In one scene, Marcus (Keith Stanfield), who’ll soon turn 18 and age out of the system, shares with Mason some rap lyrics he’s been working on, which to the careful listener yield clues about how he came to be there. (It may be the most meaningful movie rap since the one Emmanuel Johnson’s Dixon sang to John C. Reilly’s Officer Kurring early in “Magnolia.”) At one of the regular community meetings, Sammy asks if they could replace one of their usual games with one he’s invented called “Big and Small.” Grace tells him to explain it to her afterwards. We never learn how it’s played.

The closest thing to a plot involves a new arrival named Jayden, a “cutter” and “biter” of whom Jack asks Grace to take particular care. She’s played by young Kaitlyn Dever with just the right mix of blasé bravado and deeply repressed vulnerability. She takes a very long time to warm to Grace, and one afternoon, after they’ve been drawing together, she shows Grace some illustrations for a children’s story she’s written called “Nina the Octopus.” I won’t tell you any more about the story except that it moved me to tears, and that Grace is the only one whose own history has put her in position to extrapolate all of its implications.
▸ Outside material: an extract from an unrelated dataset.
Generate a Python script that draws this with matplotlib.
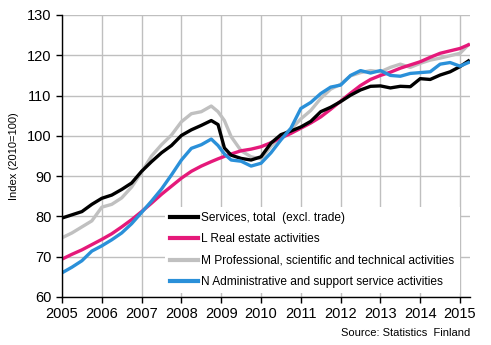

As Grace, Larson is riveting, a revelation – you can’t take your eyes off her. Gallagher makes the kind and endlessly forgiving Mason – scruffy and unkempt as he is – nothing less than lovable. And it’s rare not to have even one weak link among the cast of child actors. “Short Term 12” got a hearty ovation from my audience. How often can it genuinely be said that a movie makes you laugh, makes you cry, makes you think, and makes you applaud? “Short Term 12” is one of the nicest surprises of the year in film.